In China, most people have traditionally bought homes before they are built, a practice that leaves them vulnerable to the collapse of developers.

This has encouraged a shift to existing properties, where more market-driven price falls have made buying more attractive. Data from the China Index Academy showed second-hand home prices in 100 cities fell 7.27 per cent year on year in October, the highest level on record.

In Guangzhou, in southern China, which completely lifted restrictions on home purchases in late September, Jackie Chen, a doctor, is making his first purchase, of a three-bedroom, second-hand apartment, for just under Rmb5mn ($700,000). “In the short term, it may be stable, but in the long run, [the market] will continue to fall,” he said, pointing to China’s declining population. Stimulus measures would “just slow the decline”.

In neighbouring Foshan, Zhou Jiafu, an estate agent, said Guangzhou’s relaxation of purchases by non-residents had hurt smaller cities, where buyers might have otherwise looked for bargains. “The market has fallen constantly,” he said. “[The stimulus measures] have no real effect, good or bad.”

Even in Beijing, several agents said that while buyers were returning, prices had yet to recover. In Haidian district, known for its universities, properties recently sold for Rmb80,000-Rmb110,000 a square metre, down from a listing price of Rmb140,000 at the end of last year and Rmb200,000 at the peak. “Some owners are very eager to sell and are open to negotiating,” said a sales agent.

Another Beijing agent who focuses on higher-end properties said the market was “warming up”, but there was no sign of price increases. “Many people are still waiting,” she said, “as the policy doesn’t significantly impact everyone”.

The fiscal stimulus announcement from the standing committee of the China’s rubber-stamp parliament, the National People’s Congress, is expected to address land purchases and refinancing of debts for local governments, which rely heavily on land sales for revenue.
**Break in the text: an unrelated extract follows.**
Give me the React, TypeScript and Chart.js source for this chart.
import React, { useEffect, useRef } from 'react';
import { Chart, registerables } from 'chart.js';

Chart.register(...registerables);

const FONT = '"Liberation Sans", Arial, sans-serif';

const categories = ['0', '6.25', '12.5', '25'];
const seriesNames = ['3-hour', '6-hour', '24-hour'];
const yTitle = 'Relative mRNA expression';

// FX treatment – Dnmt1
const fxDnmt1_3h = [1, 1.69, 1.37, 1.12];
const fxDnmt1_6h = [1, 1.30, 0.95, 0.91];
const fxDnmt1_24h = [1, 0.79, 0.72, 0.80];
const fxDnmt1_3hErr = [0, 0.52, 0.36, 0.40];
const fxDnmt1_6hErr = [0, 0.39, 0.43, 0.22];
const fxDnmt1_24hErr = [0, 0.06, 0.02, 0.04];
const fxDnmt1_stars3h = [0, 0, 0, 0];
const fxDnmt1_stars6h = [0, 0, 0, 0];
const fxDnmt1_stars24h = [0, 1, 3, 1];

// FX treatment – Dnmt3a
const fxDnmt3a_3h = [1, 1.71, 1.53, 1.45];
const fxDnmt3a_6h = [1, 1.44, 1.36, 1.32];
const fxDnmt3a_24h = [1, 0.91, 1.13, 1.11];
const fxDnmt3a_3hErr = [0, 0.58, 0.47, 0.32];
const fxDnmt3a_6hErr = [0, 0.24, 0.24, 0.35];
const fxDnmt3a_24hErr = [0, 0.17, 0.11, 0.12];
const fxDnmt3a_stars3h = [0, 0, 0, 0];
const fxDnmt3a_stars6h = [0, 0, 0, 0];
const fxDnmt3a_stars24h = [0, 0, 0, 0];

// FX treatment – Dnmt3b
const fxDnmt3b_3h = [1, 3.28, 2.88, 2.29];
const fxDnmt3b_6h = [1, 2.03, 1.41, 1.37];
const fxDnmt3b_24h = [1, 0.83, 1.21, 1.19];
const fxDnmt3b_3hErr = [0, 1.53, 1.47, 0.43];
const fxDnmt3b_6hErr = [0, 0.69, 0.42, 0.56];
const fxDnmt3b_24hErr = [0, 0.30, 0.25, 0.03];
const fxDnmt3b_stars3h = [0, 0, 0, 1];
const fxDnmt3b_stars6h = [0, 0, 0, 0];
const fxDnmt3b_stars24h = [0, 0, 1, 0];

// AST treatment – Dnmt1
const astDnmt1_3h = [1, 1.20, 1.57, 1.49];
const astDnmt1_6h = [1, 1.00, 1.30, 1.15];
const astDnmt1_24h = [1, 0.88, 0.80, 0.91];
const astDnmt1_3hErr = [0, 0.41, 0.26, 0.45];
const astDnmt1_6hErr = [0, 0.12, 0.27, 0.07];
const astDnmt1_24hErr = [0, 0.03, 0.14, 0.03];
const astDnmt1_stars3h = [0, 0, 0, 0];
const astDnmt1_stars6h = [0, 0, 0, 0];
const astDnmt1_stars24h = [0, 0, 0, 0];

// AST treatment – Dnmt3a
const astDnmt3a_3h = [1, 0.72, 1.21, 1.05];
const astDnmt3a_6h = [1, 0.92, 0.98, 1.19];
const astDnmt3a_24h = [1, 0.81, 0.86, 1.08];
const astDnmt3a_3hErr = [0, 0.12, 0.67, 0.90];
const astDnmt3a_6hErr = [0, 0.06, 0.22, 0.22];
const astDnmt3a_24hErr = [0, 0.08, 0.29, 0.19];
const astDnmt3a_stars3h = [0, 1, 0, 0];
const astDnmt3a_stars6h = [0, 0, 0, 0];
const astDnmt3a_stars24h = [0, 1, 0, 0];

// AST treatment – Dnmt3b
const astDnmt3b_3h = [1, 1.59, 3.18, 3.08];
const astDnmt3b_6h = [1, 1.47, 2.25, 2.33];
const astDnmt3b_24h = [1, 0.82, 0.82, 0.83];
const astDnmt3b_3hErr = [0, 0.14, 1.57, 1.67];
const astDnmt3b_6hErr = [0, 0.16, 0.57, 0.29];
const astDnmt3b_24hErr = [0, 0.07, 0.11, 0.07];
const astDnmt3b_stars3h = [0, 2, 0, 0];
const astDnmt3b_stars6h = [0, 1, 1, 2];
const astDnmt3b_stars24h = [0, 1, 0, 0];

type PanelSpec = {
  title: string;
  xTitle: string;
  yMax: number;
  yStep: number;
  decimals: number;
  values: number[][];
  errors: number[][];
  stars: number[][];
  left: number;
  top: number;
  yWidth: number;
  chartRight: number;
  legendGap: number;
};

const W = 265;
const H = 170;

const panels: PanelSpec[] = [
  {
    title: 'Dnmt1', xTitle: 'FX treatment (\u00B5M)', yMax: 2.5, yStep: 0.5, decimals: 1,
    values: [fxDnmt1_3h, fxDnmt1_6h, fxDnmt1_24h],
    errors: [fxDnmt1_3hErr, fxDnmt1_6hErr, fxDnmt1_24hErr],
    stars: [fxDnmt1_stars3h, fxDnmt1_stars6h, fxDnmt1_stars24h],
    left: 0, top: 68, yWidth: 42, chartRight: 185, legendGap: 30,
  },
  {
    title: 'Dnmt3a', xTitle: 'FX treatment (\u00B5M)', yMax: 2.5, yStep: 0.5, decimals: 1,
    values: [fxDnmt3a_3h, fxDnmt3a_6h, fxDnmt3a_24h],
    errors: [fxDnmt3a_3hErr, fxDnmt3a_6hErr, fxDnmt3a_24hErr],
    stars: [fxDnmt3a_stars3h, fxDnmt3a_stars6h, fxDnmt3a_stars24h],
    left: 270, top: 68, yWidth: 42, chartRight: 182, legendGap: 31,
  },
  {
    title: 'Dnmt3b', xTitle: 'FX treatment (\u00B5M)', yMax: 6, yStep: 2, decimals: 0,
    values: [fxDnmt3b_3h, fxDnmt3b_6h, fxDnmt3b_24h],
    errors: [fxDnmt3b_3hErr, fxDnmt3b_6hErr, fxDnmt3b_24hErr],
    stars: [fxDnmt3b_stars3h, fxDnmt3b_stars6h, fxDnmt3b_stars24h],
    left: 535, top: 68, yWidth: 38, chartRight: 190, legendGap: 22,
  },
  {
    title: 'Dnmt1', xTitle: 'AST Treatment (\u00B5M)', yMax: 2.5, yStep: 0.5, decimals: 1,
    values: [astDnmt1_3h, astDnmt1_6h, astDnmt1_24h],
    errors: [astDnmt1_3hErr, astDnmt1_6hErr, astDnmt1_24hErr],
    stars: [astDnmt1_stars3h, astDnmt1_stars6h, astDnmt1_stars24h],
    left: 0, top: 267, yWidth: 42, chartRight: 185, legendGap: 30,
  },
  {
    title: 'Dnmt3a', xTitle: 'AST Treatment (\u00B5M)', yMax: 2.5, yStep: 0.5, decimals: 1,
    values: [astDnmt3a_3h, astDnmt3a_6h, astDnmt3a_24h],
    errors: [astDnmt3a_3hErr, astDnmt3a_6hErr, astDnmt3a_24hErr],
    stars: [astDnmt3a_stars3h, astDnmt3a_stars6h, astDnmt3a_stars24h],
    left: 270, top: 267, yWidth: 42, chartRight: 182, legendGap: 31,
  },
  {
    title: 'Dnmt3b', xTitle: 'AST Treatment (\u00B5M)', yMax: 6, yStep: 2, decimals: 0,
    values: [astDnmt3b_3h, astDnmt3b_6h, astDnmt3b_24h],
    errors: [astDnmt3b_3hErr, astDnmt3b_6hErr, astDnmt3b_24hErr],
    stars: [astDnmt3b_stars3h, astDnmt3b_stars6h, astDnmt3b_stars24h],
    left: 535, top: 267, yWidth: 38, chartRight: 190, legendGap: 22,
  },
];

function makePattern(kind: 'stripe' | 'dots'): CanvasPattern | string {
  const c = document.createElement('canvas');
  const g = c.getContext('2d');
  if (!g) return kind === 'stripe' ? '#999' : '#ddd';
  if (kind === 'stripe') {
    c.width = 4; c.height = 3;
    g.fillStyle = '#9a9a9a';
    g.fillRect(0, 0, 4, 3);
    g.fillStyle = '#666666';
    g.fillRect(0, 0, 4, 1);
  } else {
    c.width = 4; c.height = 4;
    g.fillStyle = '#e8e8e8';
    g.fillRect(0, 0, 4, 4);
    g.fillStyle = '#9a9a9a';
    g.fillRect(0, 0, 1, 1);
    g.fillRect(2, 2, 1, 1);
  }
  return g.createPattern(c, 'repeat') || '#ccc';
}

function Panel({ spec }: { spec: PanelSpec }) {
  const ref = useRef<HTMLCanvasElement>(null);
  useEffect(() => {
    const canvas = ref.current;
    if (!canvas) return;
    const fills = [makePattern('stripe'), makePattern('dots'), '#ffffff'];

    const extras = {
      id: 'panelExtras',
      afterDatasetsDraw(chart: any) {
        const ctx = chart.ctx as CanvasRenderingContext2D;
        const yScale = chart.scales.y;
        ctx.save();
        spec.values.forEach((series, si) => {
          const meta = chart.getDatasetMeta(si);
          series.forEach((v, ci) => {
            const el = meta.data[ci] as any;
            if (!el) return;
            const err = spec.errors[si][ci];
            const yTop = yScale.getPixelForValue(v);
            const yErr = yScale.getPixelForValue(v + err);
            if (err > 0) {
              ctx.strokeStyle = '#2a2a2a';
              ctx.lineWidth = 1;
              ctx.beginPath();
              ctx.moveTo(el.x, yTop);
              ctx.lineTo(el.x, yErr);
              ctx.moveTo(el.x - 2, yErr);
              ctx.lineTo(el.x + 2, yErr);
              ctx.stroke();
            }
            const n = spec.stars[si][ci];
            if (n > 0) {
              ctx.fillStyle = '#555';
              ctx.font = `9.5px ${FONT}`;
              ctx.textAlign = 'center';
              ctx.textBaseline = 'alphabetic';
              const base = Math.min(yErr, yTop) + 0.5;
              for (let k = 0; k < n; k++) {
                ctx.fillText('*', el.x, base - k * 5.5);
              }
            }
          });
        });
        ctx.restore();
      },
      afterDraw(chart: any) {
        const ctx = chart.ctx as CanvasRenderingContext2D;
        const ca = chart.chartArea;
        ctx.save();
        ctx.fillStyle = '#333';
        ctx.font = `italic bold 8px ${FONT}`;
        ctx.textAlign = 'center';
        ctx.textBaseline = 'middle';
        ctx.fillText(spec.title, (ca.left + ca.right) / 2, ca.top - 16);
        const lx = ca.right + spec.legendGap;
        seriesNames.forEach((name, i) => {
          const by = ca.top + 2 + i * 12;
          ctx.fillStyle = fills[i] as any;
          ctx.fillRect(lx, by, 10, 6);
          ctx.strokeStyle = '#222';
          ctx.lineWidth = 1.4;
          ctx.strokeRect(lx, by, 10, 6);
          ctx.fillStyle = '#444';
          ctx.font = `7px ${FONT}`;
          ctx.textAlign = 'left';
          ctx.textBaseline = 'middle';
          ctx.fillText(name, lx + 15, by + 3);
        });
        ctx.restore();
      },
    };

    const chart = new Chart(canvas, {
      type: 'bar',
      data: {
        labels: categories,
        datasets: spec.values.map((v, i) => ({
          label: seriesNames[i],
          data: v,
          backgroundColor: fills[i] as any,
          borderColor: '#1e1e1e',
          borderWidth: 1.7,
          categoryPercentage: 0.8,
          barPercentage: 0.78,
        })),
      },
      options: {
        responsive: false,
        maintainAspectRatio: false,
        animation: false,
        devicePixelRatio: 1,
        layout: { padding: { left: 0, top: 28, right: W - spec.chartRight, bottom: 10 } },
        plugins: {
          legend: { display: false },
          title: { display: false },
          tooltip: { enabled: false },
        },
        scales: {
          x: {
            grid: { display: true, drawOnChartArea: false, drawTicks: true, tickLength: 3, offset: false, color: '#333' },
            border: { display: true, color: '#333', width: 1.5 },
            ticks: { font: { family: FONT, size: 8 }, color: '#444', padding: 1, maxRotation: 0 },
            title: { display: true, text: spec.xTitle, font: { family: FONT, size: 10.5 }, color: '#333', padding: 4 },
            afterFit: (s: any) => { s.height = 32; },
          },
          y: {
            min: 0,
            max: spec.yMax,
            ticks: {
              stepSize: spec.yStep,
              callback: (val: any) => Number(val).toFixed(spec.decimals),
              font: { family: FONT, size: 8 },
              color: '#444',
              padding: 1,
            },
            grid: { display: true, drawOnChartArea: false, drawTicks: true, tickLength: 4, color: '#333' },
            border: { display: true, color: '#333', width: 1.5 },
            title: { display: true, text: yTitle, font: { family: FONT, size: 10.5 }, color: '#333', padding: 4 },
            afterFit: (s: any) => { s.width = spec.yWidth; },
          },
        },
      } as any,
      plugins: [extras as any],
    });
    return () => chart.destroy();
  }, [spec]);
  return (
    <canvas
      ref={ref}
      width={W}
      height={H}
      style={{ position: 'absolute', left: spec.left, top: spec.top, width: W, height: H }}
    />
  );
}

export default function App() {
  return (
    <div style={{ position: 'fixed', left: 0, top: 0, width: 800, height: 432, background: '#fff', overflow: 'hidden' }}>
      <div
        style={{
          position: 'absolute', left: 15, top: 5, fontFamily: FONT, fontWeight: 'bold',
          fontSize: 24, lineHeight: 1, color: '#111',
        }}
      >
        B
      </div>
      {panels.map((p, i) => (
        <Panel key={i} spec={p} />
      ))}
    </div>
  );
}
But there is little expectation of measures directed at households, rather than institutions. 

“Consumer and homebuyer confidence remains low,” said Macquarie’s Hu, adding that the stimulus measures to date were “not enough to reflate the economy”.

For now, Li, 35, who works in the garment industry, is buying his third property in Guangzhou.

“We Chinese feel a sense of security when buying a house — we don’t invest haphazardly,” he said. “It’s just that I don’t know what to do with my money. There’s nothing to invest in.”